The cornerstone of Labor’s response to the banking royal commission will be an “unprecedented” compensation scheme for victims of banking misconduct.
The scheme, paid for by contributions from the financial industry itself, would give customers a second chance to raise their complaints against the banks, even if they have been denied compensation in the past.
There are four key elements to Labor’s proposed scheme.
• Higher compensation cap
The compensation cap at the Australian Financial Complaints Authority (AFCA) would be raised significantly.
Consumers are currently eligible for $500,000 in compensation, and small businesses can get up to $1 million.
Labor would set the limit at $2 million for both.
• Huge boost for non-financial loss
The potential compensation for non-financial loss would be massively boosted, in an attempt to help people who have lost their homes, businesses, livelihoods or families.
At the moment, the compensation cap for non-financial loss is just $5000. Labor wants to make it subject to the same $2 million cap mentioned above.
You would not be able to double up — that is to say, you could not win $2 million for financial damages and then another $2 million for non-financial loss. It would all fall under the same cap.
• Increased eligibility limit
The value of claims that AFCA can consider would be doubled from $1 million to $2 million.
• It would be retrospective
Customers and small businesses would be able to make claims for misconduct dating all the way back to January 1, 2008.
We’re not just talking about new claims, either. If you have made a complaint before and missed out on compensation, you would get a second chance to make your case.
Or say you were compensated before, but it happened under the old, smaller caps, and you felt you deserved more. You could make a claim for higher compensation.
Customers would have two years to lodge their claims.
Some of this should sound familiar. The royal commission’s final report recommended establishing a “compensation scheme of last resort” for customers who have not been fairly compensated.
The government has committed to do so.
It has also said it will expand the remit of AFCA so it could award compensation for successful claims going back to the same date as Labor — January 1, 2008.
Bill Shorten’s proposal takes those principles further. “Labor will make the big banks pay what they owe. We will fight for victims to get what they are owed,” Mr Shorten said.
“The banking royal commission uncovered some of the worst conduct in corporate history. Businesses and houses were lost, livelihoods destroyed.
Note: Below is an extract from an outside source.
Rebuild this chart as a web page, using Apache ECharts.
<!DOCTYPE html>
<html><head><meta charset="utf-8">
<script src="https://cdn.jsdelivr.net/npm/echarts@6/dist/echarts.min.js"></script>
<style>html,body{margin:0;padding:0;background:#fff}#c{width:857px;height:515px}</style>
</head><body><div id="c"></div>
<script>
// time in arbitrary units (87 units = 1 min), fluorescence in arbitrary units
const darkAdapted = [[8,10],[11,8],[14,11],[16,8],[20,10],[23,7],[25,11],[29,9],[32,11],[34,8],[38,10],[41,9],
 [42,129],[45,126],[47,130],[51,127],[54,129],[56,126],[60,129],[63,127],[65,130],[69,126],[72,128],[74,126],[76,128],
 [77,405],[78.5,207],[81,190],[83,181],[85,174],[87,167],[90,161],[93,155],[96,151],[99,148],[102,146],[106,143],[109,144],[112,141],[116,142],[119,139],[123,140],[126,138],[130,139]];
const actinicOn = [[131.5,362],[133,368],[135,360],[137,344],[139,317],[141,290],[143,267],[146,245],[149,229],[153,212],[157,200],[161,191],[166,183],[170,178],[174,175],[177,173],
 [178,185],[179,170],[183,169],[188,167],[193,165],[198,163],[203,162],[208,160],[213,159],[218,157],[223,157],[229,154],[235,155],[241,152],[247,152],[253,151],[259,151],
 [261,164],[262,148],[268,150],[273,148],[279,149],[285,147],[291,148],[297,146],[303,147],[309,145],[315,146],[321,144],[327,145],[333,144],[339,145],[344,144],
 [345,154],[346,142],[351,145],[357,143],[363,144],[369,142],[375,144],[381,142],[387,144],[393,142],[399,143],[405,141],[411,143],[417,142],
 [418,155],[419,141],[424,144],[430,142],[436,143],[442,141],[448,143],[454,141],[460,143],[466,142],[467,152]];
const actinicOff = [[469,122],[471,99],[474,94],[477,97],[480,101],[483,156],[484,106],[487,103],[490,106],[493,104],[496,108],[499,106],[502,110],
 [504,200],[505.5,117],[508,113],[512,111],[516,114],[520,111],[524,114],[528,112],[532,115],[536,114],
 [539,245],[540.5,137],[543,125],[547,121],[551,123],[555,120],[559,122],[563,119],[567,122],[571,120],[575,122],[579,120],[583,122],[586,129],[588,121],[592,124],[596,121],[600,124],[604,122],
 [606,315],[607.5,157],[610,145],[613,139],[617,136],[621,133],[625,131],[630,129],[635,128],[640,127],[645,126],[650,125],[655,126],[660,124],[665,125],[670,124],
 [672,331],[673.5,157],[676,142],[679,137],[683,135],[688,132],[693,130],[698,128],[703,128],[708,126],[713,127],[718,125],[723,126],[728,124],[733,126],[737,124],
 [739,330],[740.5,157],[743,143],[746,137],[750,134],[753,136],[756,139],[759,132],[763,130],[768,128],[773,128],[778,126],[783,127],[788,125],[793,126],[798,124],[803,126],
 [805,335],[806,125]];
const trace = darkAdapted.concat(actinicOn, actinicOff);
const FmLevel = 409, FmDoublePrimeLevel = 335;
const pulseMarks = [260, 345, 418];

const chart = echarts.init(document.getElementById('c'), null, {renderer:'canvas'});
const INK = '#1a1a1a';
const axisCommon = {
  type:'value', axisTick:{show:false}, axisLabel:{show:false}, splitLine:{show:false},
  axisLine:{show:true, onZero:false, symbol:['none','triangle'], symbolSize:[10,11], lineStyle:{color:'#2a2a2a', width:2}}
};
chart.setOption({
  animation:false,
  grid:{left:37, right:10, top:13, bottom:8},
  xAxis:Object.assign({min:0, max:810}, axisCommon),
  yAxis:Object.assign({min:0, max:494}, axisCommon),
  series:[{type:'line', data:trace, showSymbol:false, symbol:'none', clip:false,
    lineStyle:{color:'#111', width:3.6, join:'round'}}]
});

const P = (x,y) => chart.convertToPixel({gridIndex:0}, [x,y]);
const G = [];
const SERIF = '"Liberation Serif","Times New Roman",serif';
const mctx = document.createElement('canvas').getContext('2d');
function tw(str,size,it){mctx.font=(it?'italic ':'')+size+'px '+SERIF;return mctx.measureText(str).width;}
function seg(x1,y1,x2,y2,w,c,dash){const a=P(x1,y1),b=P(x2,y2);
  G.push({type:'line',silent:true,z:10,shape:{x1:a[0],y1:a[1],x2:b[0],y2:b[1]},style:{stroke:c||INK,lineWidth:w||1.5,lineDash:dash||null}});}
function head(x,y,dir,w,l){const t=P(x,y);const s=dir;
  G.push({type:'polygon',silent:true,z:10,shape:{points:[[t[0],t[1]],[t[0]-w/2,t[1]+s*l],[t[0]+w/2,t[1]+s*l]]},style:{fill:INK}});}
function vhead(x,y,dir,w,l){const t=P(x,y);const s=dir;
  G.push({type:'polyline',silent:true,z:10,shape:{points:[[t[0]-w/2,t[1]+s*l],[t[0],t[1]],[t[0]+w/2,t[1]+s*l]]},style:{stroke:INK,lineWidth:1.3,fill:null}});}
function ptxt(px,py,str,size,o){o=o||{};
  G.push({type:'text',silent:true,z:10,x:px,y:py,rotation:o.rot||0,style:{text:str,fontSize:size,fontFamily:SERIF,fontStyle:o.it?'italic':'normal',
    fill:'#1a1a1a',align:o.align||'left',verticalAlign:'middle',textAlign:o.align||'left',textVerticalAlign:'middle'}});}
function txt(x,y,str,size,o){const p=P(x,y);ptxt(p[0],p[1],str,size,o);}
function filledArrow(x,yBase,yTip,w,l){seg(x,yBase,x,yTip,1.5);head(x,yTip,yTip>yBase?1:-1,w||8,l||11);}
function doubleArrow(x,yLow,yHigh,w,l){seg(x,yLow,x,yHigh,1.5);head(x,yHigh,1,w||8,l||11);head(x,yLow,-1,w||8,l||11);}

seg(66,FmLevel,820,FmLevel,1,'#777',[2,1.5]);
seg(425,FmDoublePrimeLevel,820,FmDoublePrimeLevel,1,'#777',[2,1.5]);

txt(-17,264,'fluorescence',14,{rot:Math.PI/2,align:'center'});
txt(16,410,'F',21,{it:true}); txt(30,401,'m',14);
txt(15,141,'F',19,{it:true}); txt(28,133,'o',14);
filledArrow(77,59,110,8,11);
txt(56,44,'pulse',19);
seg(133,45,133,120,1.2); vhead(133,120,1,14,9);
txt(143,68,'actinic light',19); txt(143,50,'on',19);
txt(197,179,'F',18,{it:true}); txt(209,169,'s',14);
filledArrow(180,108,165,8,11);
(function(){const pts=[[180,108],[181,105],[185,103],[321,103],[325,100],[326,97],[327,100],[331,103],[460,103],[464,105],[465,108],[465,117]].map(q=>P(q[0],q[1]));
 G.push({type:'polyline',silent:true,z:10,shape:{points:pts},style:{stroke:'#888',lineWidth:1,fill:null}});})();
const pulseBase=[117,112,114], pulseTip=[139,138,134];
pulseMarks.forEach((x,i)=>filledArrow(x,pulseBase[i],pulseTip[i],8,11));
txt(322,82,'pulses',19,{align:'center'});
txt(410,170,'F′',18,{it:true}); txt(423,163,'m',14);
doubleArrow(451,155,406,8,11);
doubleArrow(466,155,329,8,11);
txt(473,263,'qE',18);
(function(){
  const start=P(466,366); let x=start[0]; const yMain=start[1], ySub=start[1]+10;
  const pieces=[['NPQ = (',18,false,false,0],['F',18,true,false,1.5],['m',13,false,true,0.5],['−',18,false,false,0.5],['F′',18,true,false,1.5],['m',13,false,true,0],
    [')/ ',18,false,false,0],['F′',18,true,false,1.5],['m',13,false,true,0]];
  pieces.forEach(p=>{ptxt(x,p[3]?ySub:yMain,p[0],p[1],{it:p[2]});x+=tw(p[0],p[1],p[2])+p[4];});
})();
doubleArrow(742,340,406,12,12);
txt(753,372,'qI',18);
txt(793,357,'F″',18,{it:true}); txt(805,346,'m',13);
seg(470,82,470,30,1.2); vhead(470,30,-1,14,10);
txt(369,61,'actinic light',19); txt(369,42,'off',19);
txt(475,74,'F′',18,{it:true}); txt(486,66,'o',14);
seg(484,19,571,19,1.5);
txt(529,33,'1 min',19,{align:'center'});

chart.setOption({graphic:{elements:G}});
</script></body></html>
And while compensation won’t undo all of the damage done by the banks, it will help victims rebuild what was lost.
“Importantly, this won’t just include loss of possessions and assets — the banks will also have to pay for non-financial loss. Because we know that some of the worst losses have come not from a loss of possessions, but from the impact on people’s lives and identity.
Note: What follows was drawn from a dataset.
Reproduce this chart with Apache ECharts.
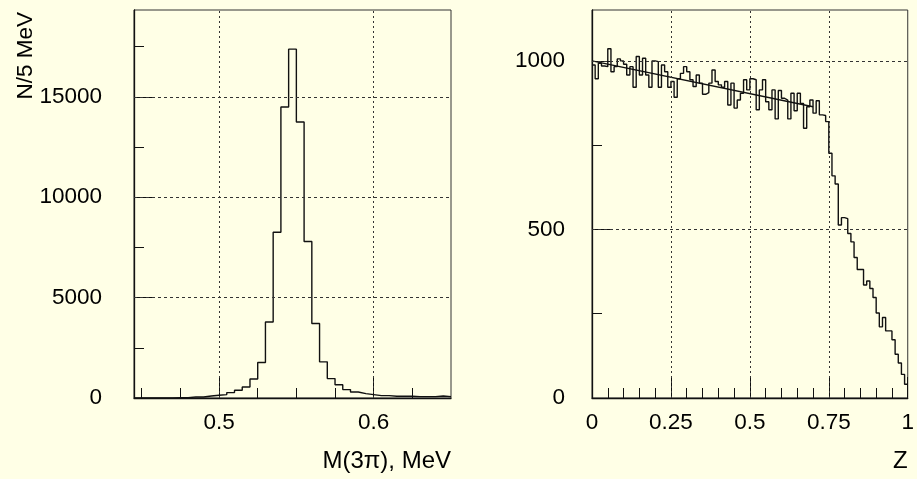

“After Mr Morrison voted against the Banking Royal Commission 26 times, I urge him to learn his lesson and support Labor’s bigger and fairer compensation scheme. It’s time Mr Morrison stopped protecting the top end of town.”
The compensation scheme would be overseen by a board of independent experts, drawn from industry and consumer groups. The board would establish processes and procedures for resolving each type of dispute.
It would also fulfil the “last resort” function Commissioner Kenneth Hayne recommended by considering applications from customers who cannot otherwise be compensated, because the relevant financial service provider has become insolvent.
After the two-year application period, the board would consider the total amount of compensation ordered against these insolvent companies and decide on a cap for the money to actually be paid out, using funds collected from the whole industry.
Labor says it is conscious of the need to compensate these customers without forcing banks to pay an unfair amount of money for the unlawful behaviour of now-insolvent companies — in essence, to pay too dearly for somebody else’s sins.